### Given task
From the listing below, restate word for word the lines from the line containing "Give me the Altair source for this chart." down through the line containing "LABEL_SIZE = 17.5". Exclude pictures.

### Raw data
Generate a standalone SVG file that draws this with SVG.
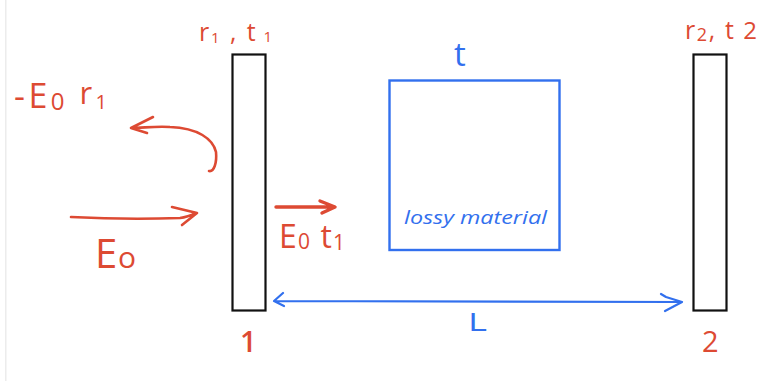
<svg xmlns="http://www.w3.org/2000/svg" width="759" height="381" viewBox="0 0 759 381">
<style>
.mirror{fill:#fff;stroke:#111;stroke-width:2.2}
.slab{fill:#fff;stroke:#3270ee;stroke-width:2.4}
.red{fill:none;stroke:#dd4a33;stroke-width:2.6;stroke-linecap:round;stroke-linejoin:round}
.blue{fill:none;stroke:#3270ee;stroke-width:2.2;stroke-linecap:round;stroke-linejoin:round}
text{font-family:"Open Sans","Liberation Sans",sans-serif}
.rt{fill:#dd4a33;font-weight:400}
.bt{fill:#3270ee}
</style>
<rect width="759" height="381" fill="#fff"/>
<rect x="5" y="0" width="1.5" height="381" fill="#ececec"/>
<g id="mirror1">
<rect class="mirror" x="232.5" y="54.5" width="33" height="256"/>
<text class="rt" font-size="25" x="199" y="41" textLength="73" lengthAdjust="spacing">r<tspan font-size="15" dy="2">1</tspan><tspan dy="-2"> , t</tspan><tspan font-size="15" dy="1"> 1</tspan></text>
<text class="rt" font-size="29" x="240" y="352" style="font-weight:600">1</text>
</g>
<g id="slab">
<rect class="slab" x="389.5" y="80.5" width="170" height="169.5"/>
<text class="bt" font-size="33" x="454" y="66" style="font-weight:500">t</text>
<text class="bt" font-size="19" font-style="italic" x="404" y="224" textLength="143" lengthAdjust="spacingAndGlyphs">lossy material</text>
</g>
<g id="mirror2">
<rect class="mirror" x="693.5" y="54.5" width="33" height="256"/>
<text class="rt" font-size="25" x="685" y="39" textLength="72" lengthAdjust="spacing">r<tspan font-size="18" dy="2">2</tspan><tspan dy="-2">, t</tspan><tspan font-size="24"> 2</tspan></text>
<text class="rt" font-size="29" x="702" y="352" style="font-weight:500">2</text>
</g>
<g id="labels">
<text class="rt" font-size="34" x="14" y="108" textLength="93" lengthAdjust="spacing">-E<tspan font-size="24" dy="2">0</tspan><tspan dy="-6" font-size="31"> r</tspan><tspan font-size="20" dy="5">1</tspan></text>
<text class="rt" font-size="40" x="95" y="268" textLength="41" lengthAdjust="spacing">E<tspan font-size="30">o</tspan></text>
<text class="rt" font-size="32" x="279" y="248" textLength="66" lengthAdjust="spacing">E<tspan font-size="21" dy="1">0</tspan><tspan dy="-1"> t</tspan><tspan font-size="21" dy="2">1</tspan></text>
<text class="bt" font-size="26" x="468" y="331" textLength="19" lengthAdjust="spacingAndGlyphs" style="font-weight:500">L</text>
</g>
<g id="connectors">
<path class="red" d="M209 171C214 172 217 163 216 152C213 139 198 128 170 127C155 126 143 128 131 128M153 117L131 128L147 133"/>
<path class="red" d="M71 217C110 219 150 219 180 218C187 217 192 215 197 213M172 207L197 213L182 225"/>
<path class="red" style="stroke-width:3.4" d="M276 207L334 207M320 201L335 207L322 213"/>
<path class="blue" d="M275 301L682 302M283 293L274 301L284 306M661 294L666 297L682 302L665 311"/>
</g>
</svg>
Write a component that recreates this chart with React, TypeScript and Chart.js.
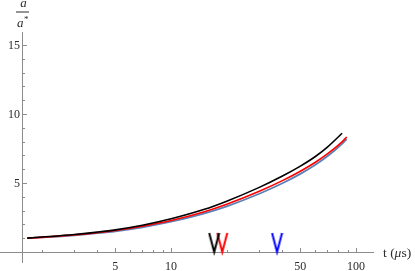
import React, { useEffect, useRef } from "react";
import { Chart, registerables } from "chart.js";

Chart.register(...registerables);

// ---- data ----
const times = [1.67, 2, 3, 4, 5, 7, 10, 15, 20, 30, 40, 50, 60, 70, 84, 89];
const blackRatio = [1.0, 1.08, 1.27, 1.44, 1.6, 1.93, 2.4, 3.07, 3.68, 4.68, 5.5, 6.22, 6.9, 7.6, 8.6, null];
const redRatio = [1.0, 1.06, 1.24, 1.4, 1.55, 1.86, 2.28, 2.9, 3.46, 4.4, 5.17, 5.85, 6.48, 7.1, 7.98, 8.33];
const blueRatio = [1.0, 1.05, 1.21, 1.36, 1.5, 1.79, 2.19, 2.78, 3.31, 4.22, 4.98, 5.66, 6.3, 6.93, 7.83, 8.18];

const markerTimes = [17.1, 18.9, 37.4];
const markerColors = ["#000000", "#ff0000", "#0000ff"];

const xMajorTicks = [5, 10, 50, 100];
const xMinorTicks = [2, 3, 4, 6, 7, 8, 9, 20, 30, 40, 60, 70, 80, 90];
const yMajorTicks = [5, 10, 15];
const yMinorTicks = [1, 2, 3, 4, 6, 7, 8, 9, 11, 12, 13, 14];

const xRange = [1.19, 125];
const yRange = [-0.8, 15.94];
const axisCrossT = 1.57;

const AXIS_COLOR = "#8c8c8c";
const TEXT_COLOR = "#2b2b2b";
const FONT = "'Liberation Serif', 'Times New Roman', serif";

function toPoints(values: (number | null)[]) {
  const pts: { x: number; y: number }[] = [];
  values.forEach((v, i) => {
    if (v !== null) pts.push({ x: times[i], y: v });
  });
  return pts;
}

function makeVee(color: string) {
  const c = document.createElement("canvas");
  const w = 13;
  const h = 40;
  c.width = w;
  c.height = h;
  const g = c.getContext("2d")!;
  g.strokeStyle = color;
  g.lineWidth = 2;
  g.lineJoin = "miter";
  g.beginPath();
  g.moveTo(1.5, 1);
  g.lineTo(w / 2, h / 2);
  g.lineTo(w - 1.5, 1);
  g.stroke();
  return c;
}

const axesPlugin = {
  id: "mmaAxes",
  beforeDatasetsDraw(chart: any) {
    const { ctx, chartArea, scales } = chart;
    const xs = scales.x;
    const ys = scales.y;
    const x0 = Math.round(xs.getPixelForValue(axisCrossT)) + 0.5;
    const y0 = Math.round(ys.getPixelForValue(0)) + 0.5;
    ctx.save();
    ctx.strokeStyle = AXIS_COLOR;
    ctx.lineWidth = 1;
    ctx.beginPath();
    ctx.moveTo(chartArea.left, y0);
    ctx.lineTo(chartArea.right, y0);
    ctx.moveTo(x0, chartArea.top);
    ctx.lineTo(x0, chartArea.bottom);
    ctx.stroke();
    // x ticks (upward)
    ctx.beginPath();
    xMajorTicks.forEach((t) => {
      const px = Math.round(xs.getPixelForValue(t)) + 0.5;
      ctx.moveTo(px, y0);
      ctx.lineTo(px, y0 - 4.5);
    });
    xMinorTicks.forEach((t) => {
      const px = Math.round(xs.getPixelForValue(t)) + 0.5;
      ctx.moveTo(px, y0);
      ctx.lineTo(px, y0 - 2.5);
    });
    // y ticks (rightward)
    yMajorTicks.forEach((v) => {
      const py = Math.round(ys.getPixelForValue(v)) + 0.5;
      ctx.moveTo(x0, py);
      ctx.lineTo(x0 + 4.5, py);
    });
    yMinorTicks.forEach((v) => {
      const py = Math.round(ys.getPixelForValue(v)) + 0.5;
      ctx.moveTo(x0, py);
      ctx.lineTo(x0 + 2.5, py);
    });
    ctx.stroke();

    // tick labels
    ctx.fillStyle = TEXT_COLOR;
    ctx.font = `12px ${FONT}`;
    ctx.textAlign = "center";
    ctx.textBaseline = "alphabetic";
    xMajorTicks.forEach((t) => {
      ctx.fillText(String(t), xs.getPixelForValue(t), 270);
    });
    ctx.textAlign = "right";
    yMajorTicks.forEach((v) => {
      ctx.fillText(String(v), x0 - 2.5, ys.getPixelForValue(v) + 4.5);
    });

    // x axis label
    ctx.textAlign = "left";
    ctx.textBaseline = "alphabetic";
    let lx = chartArea.right + 9;
    const ly = y0 + 4.5;
    ctx.font = `13.5px ${FONT}`;
    ctx.fillText("t (", lx, ly);
    lx += ctx.measureText("t (").width;
    ctx.font = `italic 13.5px ${FONT}`;
    ctx.fillText("\u03bc", lx, ly);
    lx += ctx.measureText("\u03bc").width;
    ctx.font = `13.5px ${FONT}`;
    ctx.fillText("s)", lx, ly);

    // y axis label: fraction a / a*
    const cx = x0;
    ctx.textAlign = "center";
    ctx.font = `italic 13px ${FONT}`;
    ctx.fillText("a", cx + 1, 7);
    ctx.strokeStyle = TEXT_COLOR;
    ctx.lineWidth = 1;
    ctx.beginPath();
    ctx.moveTo(cx - 6.5, 12);
    ctx.lineTo(cx + 6.5, 12);
    ctx.stroke();
    ctx.textAlign = "left";
    ctx.fillText("a", cx - 5.5, 26.5);
    ctx.font = `9px ${FONT}`;
    ctx.fillText("*", cx + 1.5, 22);
    ctx.restore();
  },
};

export default function App() {
  const ref = useRef<HTMLCanvasElement | null>(null);
  useEffect(() => {
    const canvas = ref.current;
    if (!canvas) return;
    const markerDatasets = markerTimes.map((t, i) => ({
      type: "line" as const,
      label: `marker${i}`,
      data: [{ x: t, y: 0 }],
      showLine: false,
      pointStyle: makeVee(markerColors[i]),
      pointRadius: 7,
      clip: false as any,
      order: 10,
    }));
    const chart = new Chart(canvas, {
      type: "line",
      data: {
        datasets: [
          {
            label: "black",
            data: toPoints(blackRatio),
            borderColor: "#000000",
            borderWidth: 1.6,
            pointRadius: 0,
            cubicInterpolationMode: "monotone",
            order: 0,
          },
          {
            label: "red",
            data: toPoints(redRatio),
            borderColor: "#ff0000",
            borderWidth: 1.6,
            pointRadius: 0,
            cubicInterpolationMode: "monotone",
            order: 1,
          },
          {
            label: "blue",
            data: toPoints(blueRatio),
            borderColor: "#5E81B5",
            borderWidth: 1.8,
            pointRadius: 0,
            cubicInterpolationMode: "monotone",
            order: 2,
          },
          ...markerDatasets,
        ] as any,
      },
      options: {
        responsive: false,
        animation: false,
        events: [],
        parsing: false as any,
        layout: { autoPadding: false, padding: { left: 0, right: 41, top: 32, bottom: 8 } },
        plugins: { legend: { display: false }, tooltip: { enabled: false } },
        scales: {
          x: { type: "logarithmic", min: xRange[0], max: xRange[1], display: false },
          y: { type: "linear", min: yRange[0], max: yRange[1], display: false },
        },
      },
      plugins: [axesPlugin],
    });
    return () => chart.destroy();
  }, []);
  return (
    <div style={{ position: "fixed", left: 0, top: 0, width: 415, height: 271, background: "#fff" }}>
      <canvas ref={ref} width={415} height={271} style={{ display: "block" }} />
    </div>
  );
}
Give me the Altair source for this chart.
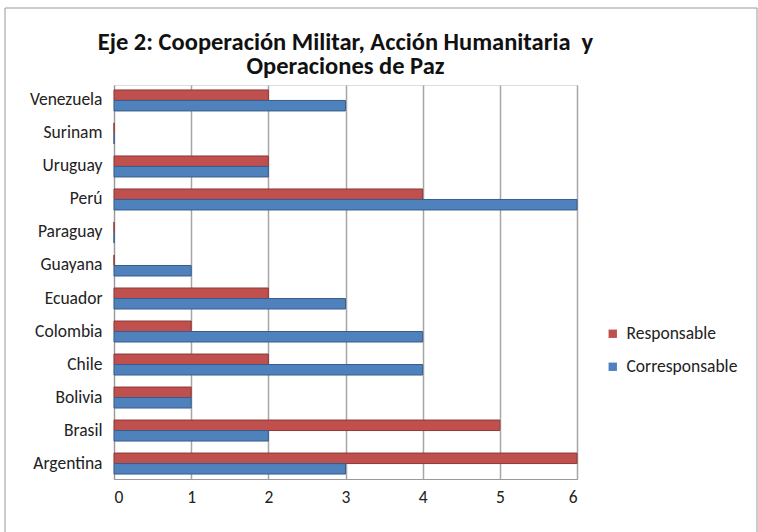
import altair as alt
import pandas as pd

# Countries from top to bottom of the chart
countries = ["Venezuela", "Surinam", "Uruguay", "Perú", "Paraguay", "Guayana",
             "Ecuador", "Colombia", "Chile", "Bolivia", "Brasil", "Argentina"]
responsable = [2, 0, 2, 4, 0, 0, 2, 1, 2, 1, 5, 6]
corresponsable = [3, 0, 2, 6, 0, 1, 3, 4, 4, 1, 2, 3]
series = ["Responsable", "Corresponsable"]
colors = ["#C0504D", "#4F81BD"]
edges = ["#8C3836", "#385D8A"]

rows = []
for i, c in enumerate(countries):
    rows.append({"pais": c, "serie": series[0], "valor": responsable[i], "orden": 0})
    rows.append({"pais": c, "serie": series[1], "valor": corresponsable[i], "orden": 1})
df = pd.DataFrame(rows)

FONT = "Carlito, Lato, sans-serif"
LABEL_SIZE = 17.5

bars = alt.Chart(df).mark_bar(strokeWidth=1).encode(
    y=alt.Y("pais:N", sort=countries, title=None,
            scale=alt.Scale(paddingInner=0.364, paddingOuter=0.15),
            axis=alt.Axis(ticks=False, domain=True, domainColor="#999999",
                          labelFontSize=LABEL_SIZE, labelColor="#222222",
                          labelPadding=12, labelFont=FONT)),
    x=alt.X("valor:Q", title=None,
            scale=alt.Scale(domain=[0, 6], nice=False),
            axis=alt.Axis(values=[0, 1, 2, 3, 4, 5, 6], format="d", ticks=False,
                          domainColor="#999999", grid=True, gridColor="#A6A6A6",
                          gridWidth=1.5, labelFontSize=LABEL_SIZE, labelColor="#222222",
                          labelPadding=9, labelFont=FONT)),
    yOffset=alt.YOffset("orden:O", sort=[0, 1]),
    color=alt.Color("serie:N", sort=series,
                    scale=alt.Scale(domain=series, range=colors),
                    legend=alt.Legend(title=None, orient="none", legendX=490,
                                      legendY=240, symbolType="square",
                                      symbolSize=70, symbolStrokeWidth=0,
                                      labelFontSize=LABEL_SIZE, labelColor="#222222",
                                      labelFont=FONT, rowPadding=14,
                                      labelOffset=5)),
    stroke=alt.Stroke("serie:N", sort=series,
                      scale=alt.Scale(domain=series, range=edges), legend=None),
)

# Outer chart frame
frame = alt.Chart(pd.DataFrame({"k": [0]})).mark_rect(
    fill=None, stroke="#9A9A9A", strokeWidth=1
).encode(x=alt.value(-109), x2=alt.value(643), y=alt.value(-77), y2=alt.value(460))

chart = alt.layer(frame, bars).properties(
    width=463, height=394,
    autosize=alt.AutoSizeParams(type="none"),
    padding={"left": 114, "top": 85, "right": 181, "bottom": 53},
    title=alt.TitleParams(
        ["Eje 2: Cooperación Militar, Acción Humanitaria\u00a0 y", "Operaciones de Paz"],
        anchor="middle", frame="group", fontSize=24.5, fontWeight="bold", font=FONT,
        color="#111111", offset=8, lineHeight=24, dy=80),
).configure_view(stroke=None).configure(background="white")

chart.save("out.html", embed_options={"renderer": "svg", "actions": False})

### Reply
Give me the Altair source for this chart.
import altair as alt
import pandas as pd

# Countries from top to bottom of the chart
countries = ["Venezuela", "Surinam", "Uruguay", "Perú", "Paraguay", "Guayana",
             "Ecuador", "Colombia", "Chile", "Bolivia", "Brasil", "Argentina"]
responsable = [2, 0, 2, 4, 0, 0, 2, 1, 2, 1, 5, 6]
corresponsable = [3, 0, 2, 6, 0, 1, 3, 4, 4, 1, 2, 3]
series = ["Responsable", "Corresponsable"]
colors = ["#C0504D", "#4F81BD"]
edges = ["#8C3836", "#385D8A"]

rows = []
for i, c in enumerate(countries):
    rows.append({"pais": c, "serie": series[0], "valor": responsable[i], "orden": 0})
    rows.append({"pais": c, "serie": series[1], "valor": corresponsable[i], "orden": 1})
df = pd.DataFrame(rows)

FONT = "Carlito, Lato, sans-serif"
LABEL_SIZE = 17.5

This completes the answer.